Want to test it yourself in a fair way?

If you’re curious and you want to be honest with yourself, you can run simple at-home tests that reduce self-deception. The goal isn’t to “win.” It’s to see what actually happens when you lock the rules.

Use pre-committed predictions

Write the prediction down with a date and time, then don’t edit it. Store it in a place that keeps a timestamp, like an email draft sent to yourself. Later, score it as pass/fail using rules you set at the start.

Use random targets

Randomness blocks subtle pattern guessing. You can use a shuffled deck, a random number generator, or sealed envelopes prepared by someone else. Don’t let the tester see the target set.

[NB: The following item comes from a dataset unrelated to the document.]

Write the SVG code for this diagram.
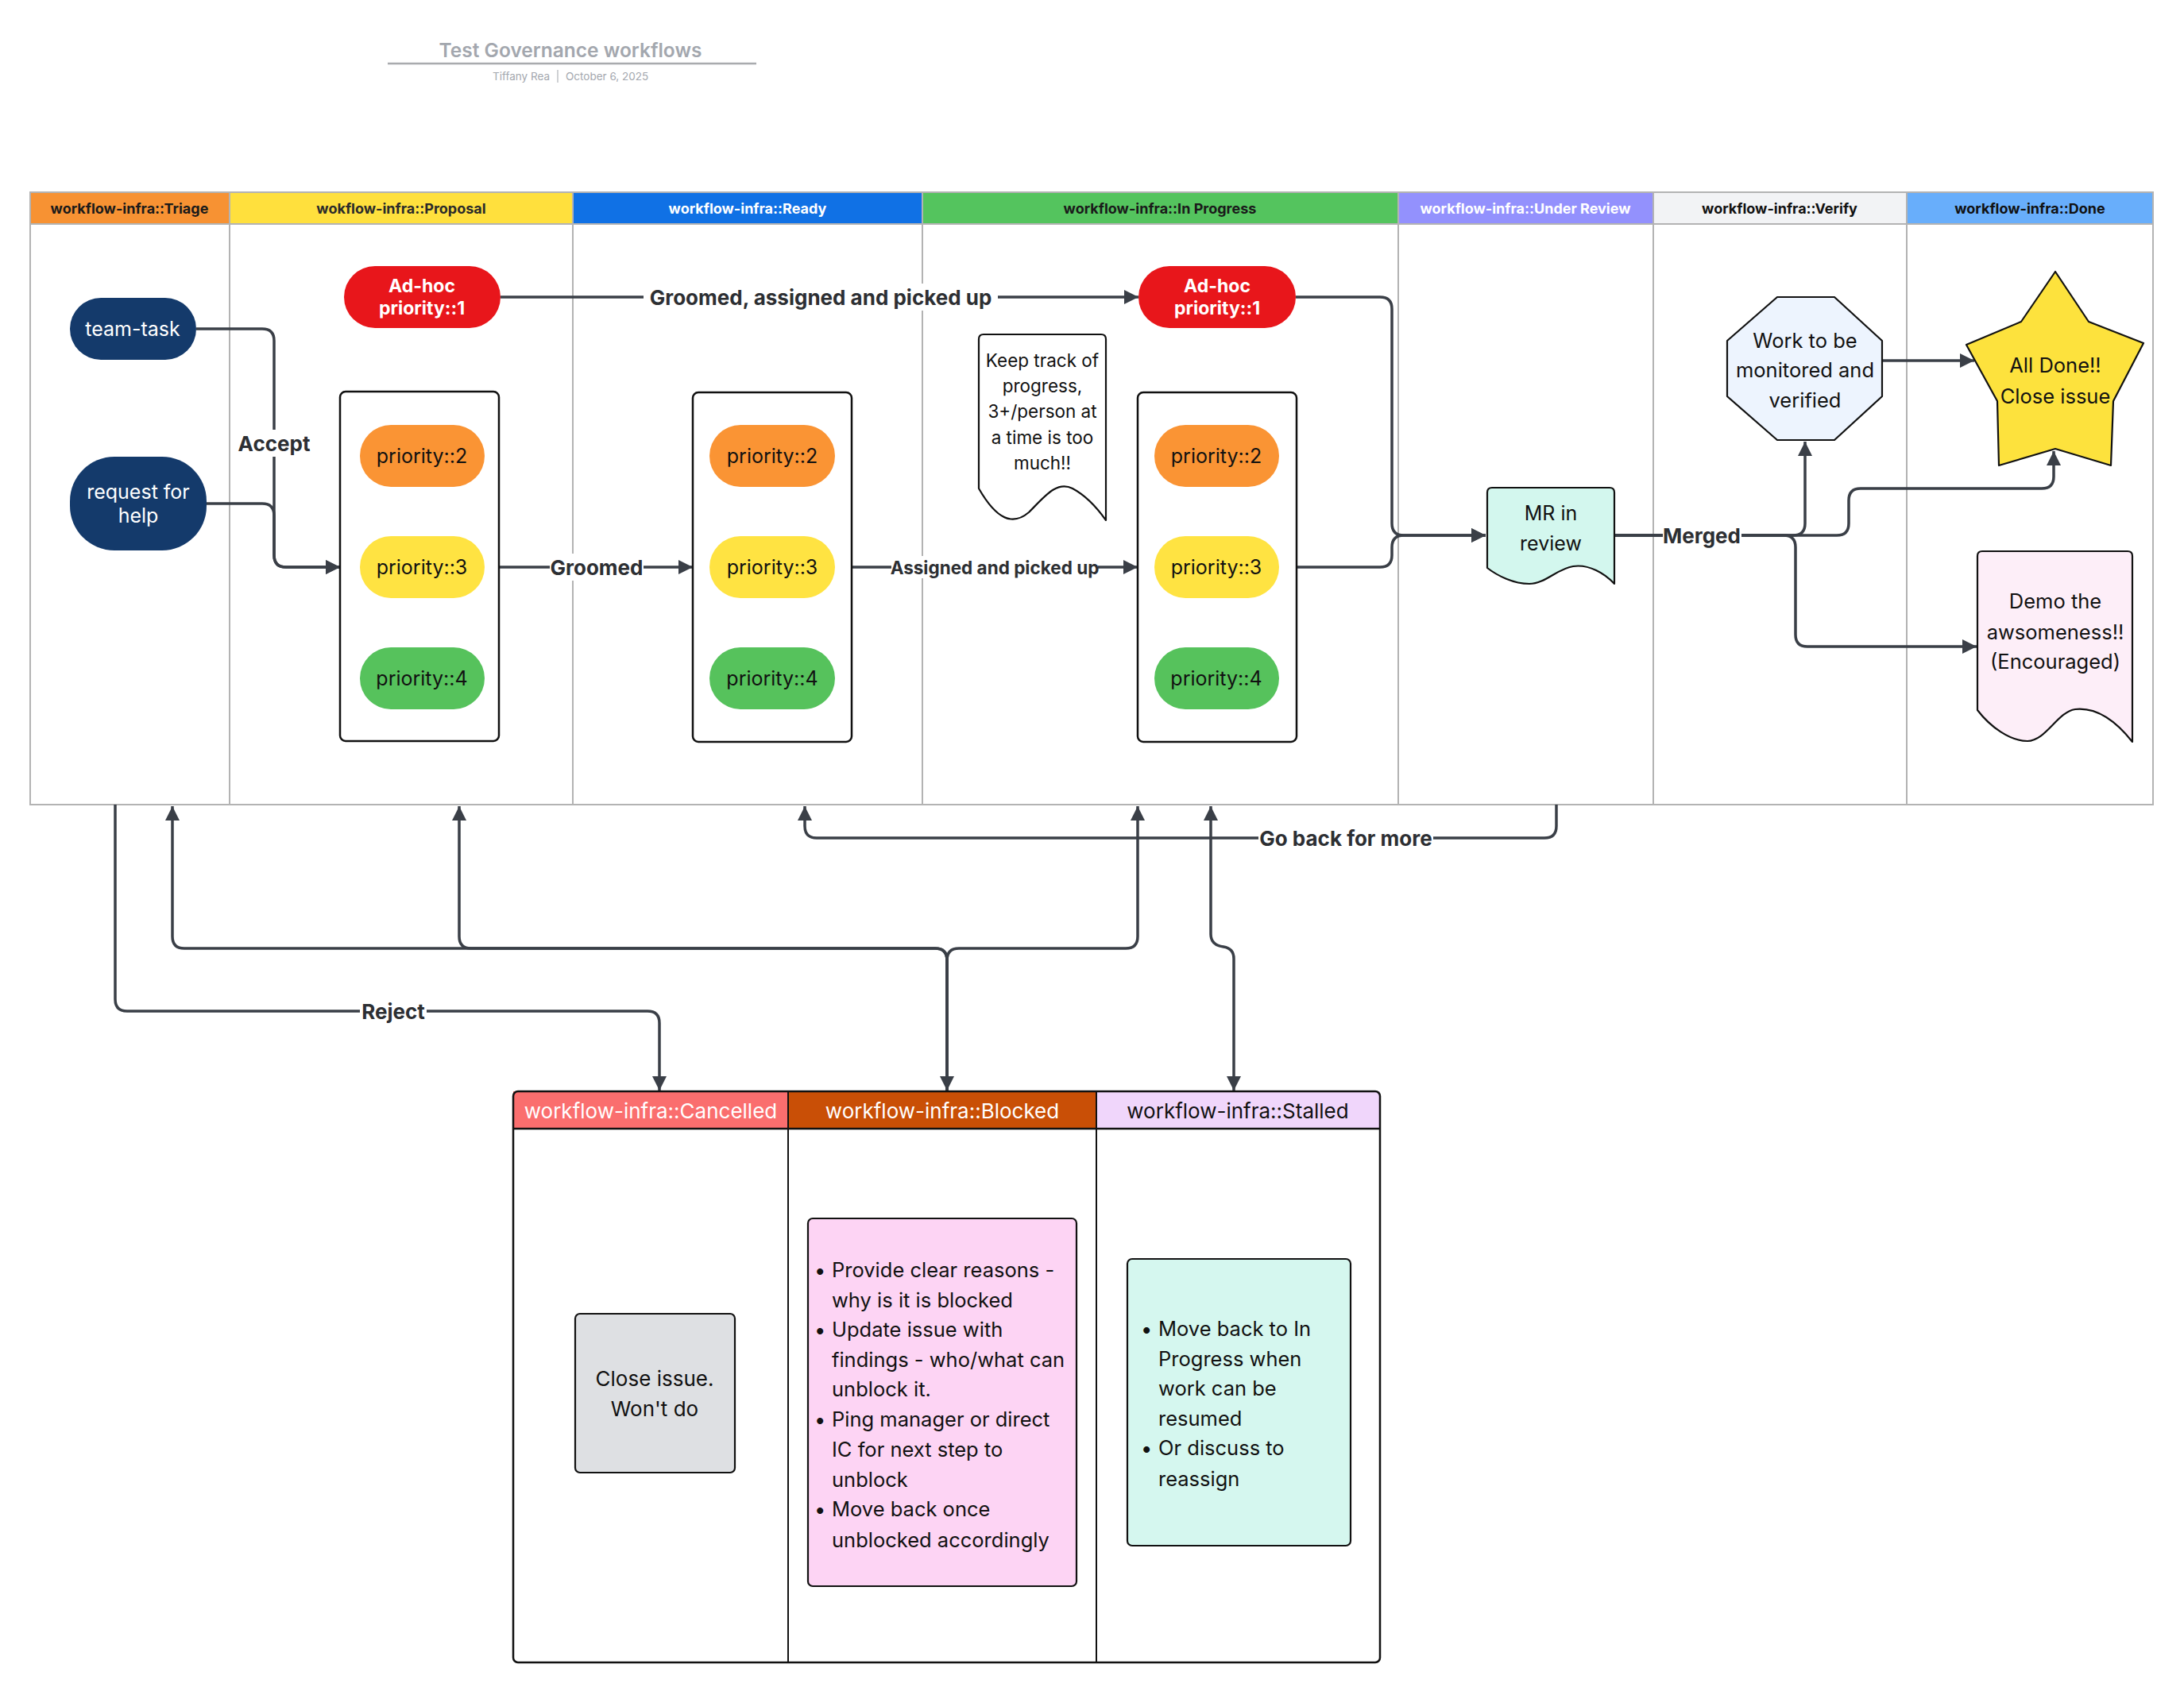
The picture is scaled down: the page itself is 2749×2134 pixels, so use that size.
<svg xmlns="http://www.w3.org/2000/svg" width="2749" height="2134" viewBox="0 0 2749 2134">
<defs>
<marker id="arr" markerUnits="userSpaceOnUse" markerWidth="20" markerHeight="18" refX="18" refY="9" orient="auto-start-reverse"><path d="M0,0 L18,9 L0,18 z" fill="#3a3f47"/></marker>
<style>
text{font-family:Inter,"Liberation Sans",sans-serif}
.hd{font-size:18px;font-weight:700;text-anchor:middle;dominant-baseline:central}
.lane{fill:none;stroke:#b3b3b3;stroke-width:2}
.cn{fill:none;stroke:#3a3f47;stroke-width:3.5;stroke-linejoin:round}
.lbl{font-size:26px;font-weight:700;fill:#2d2f33;text-anchor:middle;dominant-baseline:central}
.lb{fill:#fff}
.nt{font-size:25px;text-anchor:middle;dominant-baseline:central;fill:#111}
.wt{fill:#fff}
.ah{font-size:23px;font-weight:700}
.kt{font-size:22.5px}
.big{font-size:25.5px}
.th{font-size:26px}
.ct{fill:#fff;stroke:#111;stroke-width:2.5}
.sh{stroke:#111;stroke-width:2.2;stroke-linejoin:round}
.bt{font-size:25.5px;dominant-baseline:central;fill:#111}
</style>
</defs>
<rect width="2749" height="2134" fill="#fff"/>

<g id="title">
<text x="718" y="63" font-size="24.5" font-weight="600" fill="#a3a7ae" text-anchor="middle" dominant-baseline="central">Test Governance workflows</text>
<line x1="488" y1="80" x2="952" y2="80" stroke="#a9abae" stroke-width="2.5"/>
<text x="692" y="96" font-size="13.5" fill="#a3a7ae" text-anchor="end" dominant-baseline="central">Tiffany Rea</text>
<line x1="702" y1="88" x2="702" y2="104" stroke="#b0b3b8" stroke-width="1.2"/>
<text x="712" y="96" font-size="13.5" fill="#a3a7ae" dominant-baseline="central">October 6, 2025</text>
</g>

<g id="swimlanes">
<rect x="38" y="242" width="251" height="40" fill="#f79233"/>
<rect x="289" y="242" width="432" height="40" fill="#ffe03d"/>
<rect x="721" y="242" width="440" height="40" fill="#1071e5"/>
<rect x="1161" y="242" width="599" height="40" fill="#54c45e"/>
<rect x="1760" y="242" width="321" height="40" fill="#9391fd"/>
<rect x="2081" y="242" width="319" height="40" fill="#f2f3f5"/>
<rect x="2400" y="242" width="310" height="40" fill="#68aefb"/>
<rect class="lane" x="38" y="242" width="2672" height="771"/>
<line class="lane" x1="38" y1="282" x2="2710" y2="282"/>
<line class="lane" x1="289" y1="242" x2="289" y2="1013"/>
<line class="lane" x1="721" y1="242" x2="721" y2="1013"/>
<line class="lane" x1="1161" y1="242" x2="1161" y2="1013"/>
<line class="lane" x1="1760" y1="242" x2="1760" y2="1013"/>
<line class="lane" x1="2081" y1="242" x2="2081" y2="1013"/>
<line class="lane" x1="2400" y1="242" x2="2400" y2="1013"/>
<text class="hd" x="163" y="262" fill="#1a1a1a">workflow-infra::Triage</text>
<text class="hd" x="505" y="262" fill="#2a2a2a">wokflow-infra::Proposal</text>
<text class="hd" x="941" y="262" fill="#fff">workflow-infra::Ready</text>
<text class="hd" x="1460" y="262" fill="#1a1a1a">workflow-infra::In Progress</text>
<text class="hd" x="1920" y="262" fill="#fff">workflow-infra::Under Review</text>
<text class="hd" x="2240" y="262" fill="#111">workflow-infra::Verify</text>
<text class="hd" x="2555" y="262" fill="#111">workflow-infra::Done</text>
</g>

<g id="connectors">
<path class="cn" d="M247 414 H330 Q345 414 345 429 V699 Q345 714 360 714 H428" marker-end="url(#arr)"/>
<path class="cn" d="M260 634 H330 Q345 634 345 649 V699 Q345 714 360 714 H428" marker-end="url(#arr)"/>
<path class="cn" d="M630 374 H1433" marker-end="url(#arr)"/>
<path class="cn" d="M628 714 H872" marker-end="url(#arr)"/>
<path class="cn" d="M1072 714 H1432" marker-end="url(#arr)"/>
<path class="cn" d="M1631 374 H1737 Q1752 374 1752 389 V659 Q1752 674 1767 674 H1870" marker-end="url(#arr)"/>
<path class="cn" d="M1632 714 H1737 Q1752 714 1752 699 V689 Q1752 674 1767 674 H1870" marker-end="url(#arr)"/>
<path class="cn" d="M2032 674 H2257 Q2272 674 2272 659 V556" marker-end="url(#arr)"/>
<path class="cn" d="M2032 674 H2312 Q2327 674 2327 659 V630 Q2327 615 2342 615 H2570 Q2585 615 2585 600 V568" marker-end="url(#arr)"/>
<path class="cn" d="M2032 674 H2245 Q2260 674 2260 689 V799 Q2260 814 2275 814 H2488" marker-end="url(#arr)"/>
<path class="cn" d="M2369 454 H2485" marker-end="url(#arr)"/>
<path class="cn" d="M145 1013 V1258 Q145 1273 160 1273 H815 Q830 1273 830 1288 V1373" marker-end="url(#arr)"/>
<path class="cn" d="M1192 1373 V1209 Q1192 1194 1177 1194 H232 Q217 1194 217 1179 V1015" marker-start="url(#arr)" marker-end="url(#arr)"/>
<path class="cn" d="M1192 1373 V1209 Q1192 1194 1177 1194 H593 Q578 1194 578 1179 V1015" marker-end="url(#arr)"/>
<path class="cn" d="M1192 1373 V1209 Q1192 1194 1207 1194 H1417 Q1432 1194 1432 1179 V1015" marker-end="url(#arr)"/>
<path class="cn" d="M1553 1373 V1207 Q1553 1194 1540 1192 Q1524 1190 1524 1176 V1015" marker-start="url(#arr)" marker-end="url(#arr)"/>
<path class="cn" d="M1959 1013 V1040 Q1959 1055 1944 1055 H1028 Q1013 1055 1013 1040 V1015" marker-end="url(#arr)"/>
<rect class="lb" x="298" y="541" width="95" height="34"/>
<text class="lbl" x="345" y="558">Accept</text>
<rect class="lb" x="810" y="357" width="446" height="34"/>
<text class="lbl" x="1033" y="374">Groomed, assigned and picked up</text>
<rect class="lb" x="692" y="697" width="118" height="34"/>
<text class="lbl" x="751" y="714">Groomed</text>
<rect class="lb" x="1122" y="700" width="260" height="28"/>
<text class="lbl" x="1252" y="714" style="font-size:22.5px">Assigned and picked up</text>
<rect class="lb" x="2093" y="657" width="99" height="34"/>
<text class="lbl" x="2142" y="674">Merged</text>
<rect class="lb" x="453" y="1256" width="84" height="34"/>
<text class="lbl" x="495" y="1273">Reject</text>
<rect class="lb" x="1584" y="1038" width="220" height="34"/>
<text class="lbl" x="1694" y="1055">Go back for more</text>
</g>

<g id="team-task"><rect x="88" y="375" width="159" height="78" rx="39" fill="#143a6b"/><text class="nt wt" x="167" y="414">team-task</text></g>
<g id="request-for-help"><rect x="88" y="575" width="172" height="118" rx="56" fill="#143a6b"/><text class="nt wt" x="174" y="619">request for</text><text class="nt wt" x="174" y="649">help</text></g>
<g id="adhoc-proposal"><rect x="433" y="335" width="197" height="78" rx="39" fill="#e8161b"/><text class="nt wt ah" x="531" y="360">Ad-hoc</text><text class="nt wt ah" x="531" y="388">priority::1</text></g>
<g id="proposal-stack">
<rect class="ct" x="428" y="493" width="200" height="440" rx="7"/>
<rect x="453" y="535" width="157" height="78" rx="39" fill="#fa9434"/><text class="nt" x="531" y="574">priority::2</text>
<rect x="453" y="675" width="157" height="78" rx="39" fill="#ffe342"/><text class="nt" x="531" y="714">priority::3</text>
<rect x="453" y="815" width="157" height="78" rx="39" fill="#56c25c"/><text class="nt" x="531" y="854">priority::4</text>
</g>
<g id="ready-stack">
<rect class="ct" x="872" y="494" width="200" height="440" rx="7"/>
<rect x="893" y="535" width="158" height="78" rx="39" fill="#fa9434"/><text class="nt" x="972" y="574">priority::2</text>
<rect x="893" y="675" width="158" height="78" rx="39" fill="#ffe342"/><text class="nt" x="972" y="714">priority::3</text>
<rect x="893" y="815" width="158" height="78" rx="39" fill="#56c25c"/><text class="nt" x="972" y="854">priority::4</text>
</g>
<g id="adhoc-inprogress"><rect x="1433" y="335" width="198" height="78" rx="39" fill="#e8161b"/><text class="nt wt ah" x="1532" y="360">Ad-hoc</text><text class="nt wt ah" x="1532" y="388">priority::1</text></g>
<g id="inprogress-stack">
<rect class="ct" x="1432" y="494" width="200" height="440" rx="7"/>
<rect x="1453" y="535" width="157" height="78" rx="39" fill="#fa9434"/><text class="nt" x="1531" y="574">priority::2</text>
<rect x="1453" y="675" width="157" height="78" rx="39" fill="#ffe342"/><text class="nt" x="1531" y="714">priority::3</text>
<rect x="1453" y="815" width="157" height="78" rx="39" fill="#56c25c"/><text class="nt" x="1531" y="854">priority::4</text>
</g>
<g id="keep-track-note">
<path class="sh" fill="#fff" d="M1238 421 H1386 Q1392 421 1392 427 V655 C1380 638 1365 623 1350 615 C1330 605 1315 625 1295 645 C1275 662 1255 655 1232 615 V427 Q1232 421 1238 421 Z"/>
<text class="nt kt" x="1312" y="453">Keep track of</text>
<text class="nt kt" x="1312" y="485">progress,</text>
<text class="nt kt" x="1312" y="517">3+/person at</text>
<text class="nt kt" x="1312" y="550">a time is too</text>
<text class="nt kt" x="1312" y="582">much!!</text>
</g>
<g id="mr-in-review">
<path class="sh" fill="#d3f7ee" d="M1878 614 H2026 Q2032 614 2032 620 V735 C2020 722 2000 710 1980 713 C1960 716 1945 735 1925 735 C1905 735 1885 725 1872 715 V620 Q1872 614 1878 614 Z"/>
<text class="nt" x="1952" y="646">MR in</text><text class="nt" x="1952" y="684">review</text>
</g>
<g id="verify-octagon">
<polygon class="sh" fill="#edf4fe" points="2237,374 2309,374 2369,429 2369,499 2309,554 2237,554 2174,499 2174,429"/>
<text class="nt big" x="2272" y="428">Work to be</text><text class="nt big" x="2272" y="465">monitored and</text><text class="nt big" x="2272" y="503">verified</text>
</g>
<g id="all-done-star">
<polygon class="sh" fill="#fde23d" points="2587,342 2629,405 2698,432 2660,505 2657,586 2587,565 2516,586 2514,505 2475,434 2544,405"/>
<text class="nt big" x="2587" y="459">All Done!!</text><text class="nt big" x="2587" y="498">Close issue</text>
</g>
<g id="demo-note">
<path class="sh" fill="#fdeef8" d="M2495 694 H2678 Q2684 694 2684 700 V934 C2665 910 2640 890 2612 893 C2590 896 2575 933 2552 933 C2530 933 2505 915 2489 894 V700 Q2489 694 2495 694 Z"/>
<text class="nt big" x="2587" y="756">Demo the</text><text class="nt big" x="2587" y="795">awsomeness!!</text><text class="nt big" x="2587" y="832">(Encouraged)</text>
</g>

<g id="status-table">
<rect x="646" y="1374" width="346" height="47" fill="#fa6e6e"/>
<rect x="992" y="1374" width="388" height="47" fill="#c94f06"/>
<rect x="1380" y="1374" width="357" height="47" fill="#f0d6fb"/>
<rect x="646" y="1374" width="1091" height="719" rx="6" fill="none" stroke="#111" stroke-width="2.5"/>
<line x1="646" y1="1421" x2="1737" y2="1421" stroke="#111" stroke-width="2.5"/>
<line x1="992" y1="1374" x2="992" y2="2093" stroke="#111" stroke-width="2"/>
<line x1="1380" y1="1374" x2="1380" y2="2093" stroke="#111" stroke-width="2"/>
<text class="nt th wt" x="819" y="1398">workflow-infra::Cancelled</text>
<text class="nt th wt" x="1186" y="1398">workflow-infra::Blocked</text>
<text class="nt th" x="1558" y="1398">workflow-infra::Stalled</text>
</g>
<g id="cancelled-card">
<rect class="sh" x="724" y="1654" width="201" height="200" rx="6" fill="#dee0e3"/>
<text class="nt th" x="824" y="1735">Close issue.</text><text class="nt th" x="824" y="1773">Won't do</text>
</g>
<g id="blocked-card">
<rect class="sh" x="1017" y="1534" width="338" height="463" rx="6" fill="#fdd4f4"/>
<text class="bt" x="1025" y="1598">•</text><text class="bt" x="1047" y="1598">Provide clear reasons -</text>
<text class="bt" x="1047" y="1636">why is it is blocked</text>
<text class="bt" x="1025" y="1673">•</text><text class="bt" x="1047" y="1673">Update issue with</text>
<text class="bt" x="1047" y="1711">findings - who/what can</text>
<text class="bt" x="1047" y="1748">unblock it.</text>
<text class="bt" x="1025" y="1786">•</text><text class="bt" x="1047" y="1786">Ping manager or direct</text>
<text class="bt" x="1047" y="1824">IC for next step to</text>
<text class="bt" x="1047" y="1862">unblock</text>
<text class="bt" x="1025" y="1899">•</text><text class="bt" x="1047" y="1899">Move back once</text>
<text class="bt" x="1047" y="1938">unblocked accordingly</text>
</g>
<g id="stalled-card">
<rect class="sh" x="1419" y="1585" width="281" height="361" rx="6" fill="#d5f7ef"/>
<text class="bt" x="1436" y="1672">•</text><text class="bt" x="1458" y="1672">Move back to In</text>
<text class="bt" x="1458" y="1710">Progress when</text>
<text class="bt" x="1458" y="1747">work can be</text>
<text class="bt" x="1458" y="1785">resumed</text>
<text class="bt" x="1436" y="1822">•</text><text class="bt" x="1458" y="1822">Or discuss to</text>
<text class="bt" x="1458" y="1861">reassign</text>
</g>
</svg>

Run enough trials to reduce luck

One or two hits tell you little. A longer run makes luck less persuasive. Keep the scoring strict. If you find yourself grading “close” answers as hits, tighten the rules and rerun it.

Track misses with the same care as hits

Write down every trial, not just the eerie ones. A real effect should show up as a pattern across time, not as a highlight reel of coincidences.

Are Psychic Abilities Real?

If “real” means “supported by repeatable, well-controlled evidence that holds up across teams,” the answer is no based on what mainstream research standards require. That standard is the same one used everywhere else: clear methods, tight controls, and results that can be repeated.

If “real” means “people have experiences that feel uncanny,” that’s easy to say yes to, because people report those experiences constantly. The gap is the leap from an uncanny moment to a proven ability.

When you keep those two meanings separate, the topic gets a lot clearer. You can respect someone’s experience, stay open to learning, and still demand a clean bar for proof before you hand over trust, money, or life decisions.